Give the number of lines containing the word "chart" and nothing more.
####################
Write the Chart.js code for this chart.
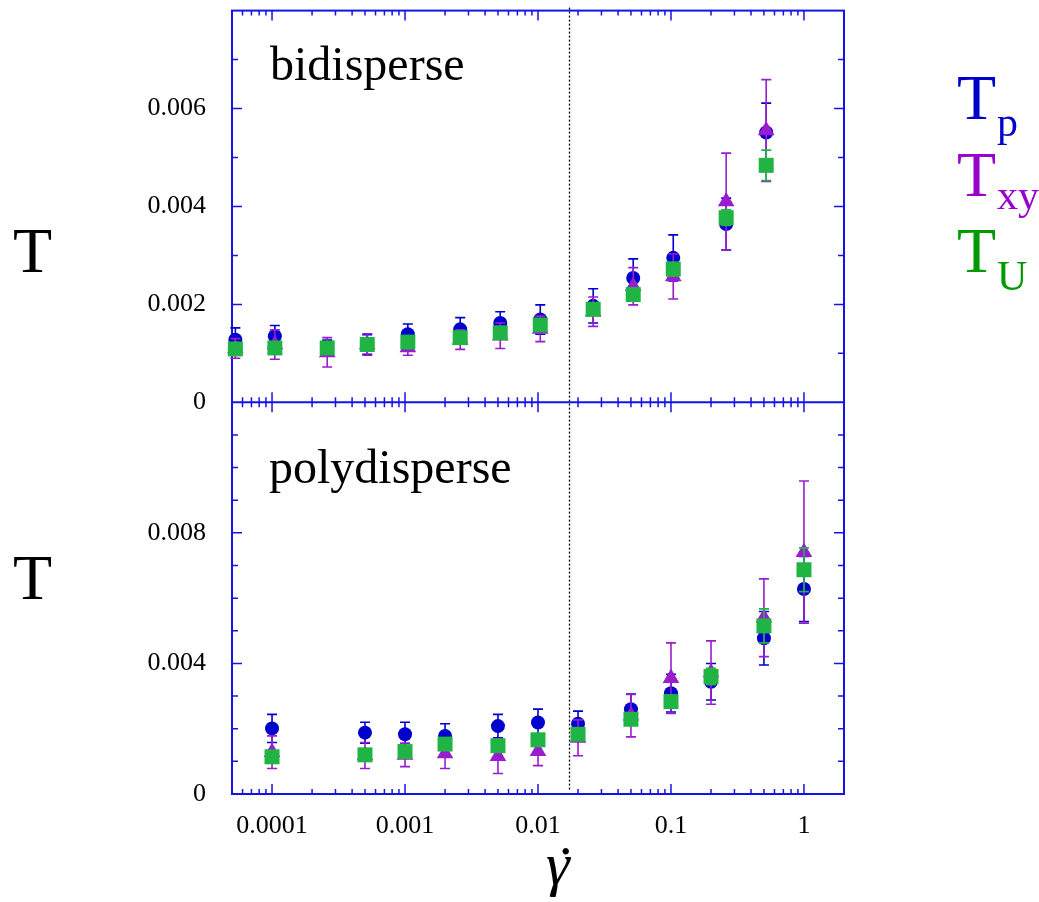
<!DOCTYPE html>
<html>
<head>
<meta charset="utf-8">
<script src="https://cdn.jsdelivr.net/npm/chart.js@4.4.1/dist/chart.umd.min.js"></script>
<style>
  html, body { margin: 0; padding: 0; background: #fff; }
  #wrap { position: relative; width: 1039px; height: 902px; }
  #wrap canvas { position: absolute; left: 0; top: 0; }
  .lbl { position: absolute; font-family: 'Liberation Serif', 'Times New Roman', serif; line-height: 1; white-space: nowrap; color: #000; }
</style>
</head>
<body>
<div id="wrap">
  <canvas id="chart" width="1039" height="902"></canvas>

  <div class="lbl" style="left:270px;top:40px;font-size:48px">bidisperse</div>
  <div class="lbl" style="left:269px;top:443px;font-size:48px">polydisperse</div>

  <div class="lbl" style="left:13px;top:219px;font-size:64px">T</div>
  <div class="lbl" style="left:13px;top:546px;font-size:64px">T</div>

  <!-- titre de l'axe x : gamma point -->
  <div class="lbl" style="left:546px;top:834px;font-size:60px;font-style:italic">γ</div>
  <div class="lbl" style="left:559px;top:809px;font-size:54px">.</div>

  <!-- légende -->
  <div class="lbl" style="left:957px;top:66px;font-size:64px;color:#0000cc">T</div>
  <div class="lbl" style="left:997px;top:101px;font-size:42px;color:#0000cc">p</div>
  <div class="lbl" style="left:957px;top:143px;font-size:64px;color:#9900cc">T</div>
  <div class="lbl" style="left:997px;top:174px;font-size:42px;color:#9900cc">xy</div>
  <div class="lbl" style="left:957px;top:219px;font-size:64px;color:#009900">T</div>
  <div class="lbl" style="left:997px;top:255px;font-size:42px;color:#009900">U</div>
</div>

<script>
// valeurs

// panneau du haut : bidisperse
const gammaBi  = [5.3e-5, 1.05e-4, 2.6e-4, 5.2e-4, 1.05e-3, 2.6e-3, 5.2e-3, 1.04e-2, 2.6e-2, 5.2e-2, 0.104, 0.26, 0.52];
const tpBi     = [0.00128, 0.00135, 0.00112, 0.00118, 0.00139, 0.00149, 0.00162, 0.00169, 0.00197, 0.00254, 0.00295, 0.00364, 0.00551];
const tpBiErr  = [0.00024, 0.00022, 0.00015, 0.00020, 0.00021, 0.00024, 0.00023, 0.00030, 0.00035, 0.00039, 0.00047, 0.00053, 0.00060];
const txyBi    = [0.00110, 0.00118, 0.00102, 0.00118, 0.00112, 0.00128, 0.00136, 0.00150, 0.00185, 0.00237, 0.00257, 0.00410, 0.00555];
const txyBiErr = [0.00020, 0.00030, 0.00030, 0.00022, 0.00016, 0.00020, 0.00026, 0.00026, 0.00030, 0.00038, 0.00046, 0.00099, 0.00104];
const tuBi     = [0.00109, 0.00111, 0.00111, 0.00118, 0.00123, 0.00132, 0.00142, 0.00158, 0.00190, 0.00220, 0.00272, 0.00377, 0.00484];
const tuBiErr  = [0.00008, 0.00008, 0.00008, 0.00009, 0.00009, 0.00010, 0.00010, 0.00011, 0.00012, 0.00013, 0.00014, 0.00016, 0.00031];

// panneau du bas : polydisperse
const gammaPoly  = [1e-4, 5e-4, 1e-3, 2e-3, 5e-3, 1e-2, 2e-2, 5e-2, 0.1, 0.2, 0.5, 1];
const tpPoly     = [0.00201, 0.00188, 0.00183, 0.00178, 0.00208, 0.00219, 0.00215, 0.00260, 0.00309, 0.00344, 0.00477, 0.00628];
const tpPolyErr  = [0.00043, 0.00032, 0.00037, 0.00037, 0.00036, 0.00041, 0.00039, 0.00046, 0.00058, 0.00056, 0.00082, 0.00100];
const txyPoly    = [0.00128, 0.00118, 0.00120, 0.00124, 0.00116, 0.00131, 0.00172, 0.00240, 0.00355, 0.00372, 0.00540, 0.00741];
const txyPolyErr = [0.00050, 0.00040, 0.00036, 0.00046, 0.00053, 0.00044, 0.00055, 0.00065, 0.00108, 0.00097, 0.00119, 0.00218];
const tuPoly     = [0.00114, 0.00120, 0.00130, 0.00153, 0.00148, 0.00166, 0.00183, 0.00229, 0.00283, 0.00360, 0.00515, 0.00687];
const tuPolyErr  = [0.00012, 0.00012, 0.00013, 0.00014, 0.00014, 0.00015, 0.00016, 0.00018, 0.00020, 0.00025, 0.00052, 0.00067];

// axes
const xTickValues = [1e-4, 1e-3, 1e-2, 1e-1, 1];
const xTickLabels = ['0.0001', '0.001', '0.01', '0.1', '1'];
const yTicksBi    = [0, 0.002, 0.004, 0.006];
const yTicksPoly  = [0, 0.004, 0.008];
const crossover   = 0.017;   // ligne pointillée

const serif = "'Liberation Serif', 'Times New Roman', serif";
const axisBlue = '#1414e6';
const cBlue = '#0000cc', cPurple = '#9a1ccf', cGreen = '#1fb443';

function pts(xs, ys) { return xs.map((x, i) => ({ x: x, y: ys[i] })); }

function serie(xs, ys, errs, axis, color, style, r, order) {
  return {
    data: pts(xs, ys),
    errors: errs,
    yAxisID: axis,
    backgroundColor: color,
    borderColor: color,
    borderWidth: 0,
    pointStyle: style,
    pointRadius: r,
    pointHoverRadius: r,
    showLine: false,
    clip: false,
    order: order,
  };
}

// barres d'erreur, dessinées juste avant les marqueurs de chaque série
const errorBars = {
  id: 'errorBars',
  beforeDatasetDraw(chart, args) {
    const ds = chart.data.datasets[args.index];
    if (!ds.errors) return;
    const ys = chart.scales[ds.yAxisID];
    const ctx = chart.ctx;
    ctx.save();
    ctx.strokeStyle = ds.borderColor;
    ctx.lineWidth = 1.6;
    args.meta.data.forEach((p, i) => {
      const v = ds.data[i].y, e = ds.errors[i];
      const hi = ys.getPixelForValue(v + e), lo = ys.getPixelForValue(v - e);
      ctx.beginPath();
      ctx.moveTo(p.x, hi); ctx.lineTo(p.x, lo);
      ctx.moveTo(p.x - 5, hi); ctx.lineTo(p.x + 5, hi);
      ctx.moveTo(p.x - 5, lo); ctx.lineTo(p.x + 5, lo);
      ctx.stroke();
    });
    ctx.restore();
  }
};

// cadre bleu, graduations vers l'intérieur et ligne pointillée
const frame = {
  id: 'frame',
  beforeDatasetsDraw(chart) {
    const { ctx, chartArea: a, scales } = chart;
    const sx = scales.x, yb = scales.yBi, yp = scales.yPoly;
    const mid = yb.bottom;
    ctx.save();

    ctx.setLineDash([2, 2]);
    ctx.strokeStyle = '#000';
    ctx.lineWidth = 1.3;
    const cx = Math.round(sx.getPixelForValue(crossover)) + 0.5;
    ctx.beginPath(); ctx.moveTo(cx, a.top - 3); ctx.lineTo(cx, a.bottom - 3); ctx.stroke();
    ctx.setLineDash([]);

    ctx.strokeStyle = axisBlue;
    ctx.lineWidth = 2;
    ctx.strokeRect(a.left, a.top, a.right - a.left, a.bottom - a.top);
    ctx.beginPath(); ctx.moveTo(a.left, mid); ctx.lineTo(a.right, mid); ctx.stroke();

    ctx.lineWidth = 1.5;
    ctx.beginPath();
    for (let d = -5; d <= 0; d++) {
      for (let k = 1; k <= 9; k++) {
        const v = k * Math.pow(10, d);
        if (v < sx.min || v > sx.max) continue;
        const px = sx.getPixelForValue(v);
        const len = k === 1 ? 10 : 5;
        ctx.moveTo(px, a.top); ctx.lineTo(px, a.top + len);
        ctx.moveTo(px, mid); ctx.lineTo(px, mid - len);
        ctx.moveTo(px, mid); ctx.lineTo(px, mid + len);
        ctx.moveTo(px, a.bottom); ctx.lineTo(px, a.bottom - len);
      }
    }
    [[yb, 0.002], [yp, 0.004]].forEach(([ys, major]) => {
      for (let v = 0.001; v < ys.max - 1e-9; v += 0.001) {
        const py = ys.getPixelForValue(v);
        const isMajor = Math.abs(v / major - Math.round(v / major)) < 1e-6;
        const len = isMajor ? 10 : 6;
        ctx.moveTo(a.left, py); ctx.lineTo(a.left + len, py);
        ctx.moveTo(a.right, py); ctx.lineTo(a.right - len, py);
      }
    });
    ctx.stroke();
    ctx.restore();
  }
};

const tickFont = { family: serif, size: 26 };

function yAxis(ticks, max) {
  return {
    type: 'linear',
    position: 'left',
    stack: 'panels',
    stackWeight: 1,
    min: 0,
    max: max,
    grid: { display: false, drawTicks: false },
    border: { display: false },
    afterBuildTicks: s => { s.ticks = ticks.map(v => ({ value: v })); },
    afterFit: s => { s.width = 232; s.paddingTop = 0; s.paddingBottom = 0; },
    ticks: {
      padding: 26,
      color: '#000',
      font: tickFont,
      callback: v => v === 0 ? '0' : v.toFixed(3),
    },
  };
}

new Chart(document.getElementById('chart'), {
  type: 'scatter',
  data: {
    datasets: [
      serie(gammaBi, tpBi, tpBiErr, 'yBi', cBlue, 'circle', 7, 2),
      serie(gammaBi, txyBi, txyBiErr, 'yBi', cPurple, 'triangle', 9.6, 1),
      serie(gammaBi, tuBi, tuBiErr, 'yBi', cGreen, 'rect', 10.6, 0),
      serie(gammaPoly, tpPoly, tpPolyErr, 'yPoly', cBlue, 'circle', 7, 2),
      serie(gammaPoly, txyPoly, txyPolyErr, 'yPoly', cPurple, 'triangle', 9.6, 1),
      serie(gammaPoly, tuPoly, tuPolyErr, 'yPoly', cGreen, 'rect', 10.6, 0),
    ]
  },
  options: {
    responsive: false,
    animation: false,
    events: [],
    layout: { padding: { left: 0, right: 195, top: 10, bottom: 0 } },
    plugins: {
      legend: { display: false },
      tooltip: { enabled: false },
    },
    scales: {
      x: {
        type: 'logarithmic',
        position: 'bottom',
        min: 5e-5,
        max: 2,
        grid: { display: false, drawTicks: false },
        border: { display: false },
        afterBuildTicks: s => { s.ticks = xTickValues.map(v => ({ value: v })); },
        afterFit: s => { s.height = 108; s.paddingLeft = 0; s.paddingRight = 0; },
        ticks: {
          autoSkip: false,
          maxRotation: 0,
          padding: 17,
          color: '#000',
          font: tickFont,
          callback: (v, i) => xTickLabels[i],
        },
      },
      // l'axe déclaré en dernier se place en haut de la pile
      yPoly: yAxis(yTicksPoly, 0.012),
      yBi: yAxis(yTicksBi, 0.008),
    }
  },
  plugins: [frame, errorBars]
});
</script>
</body>
</html>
####################
» SOLUTION TO THIS PROBLEM:
10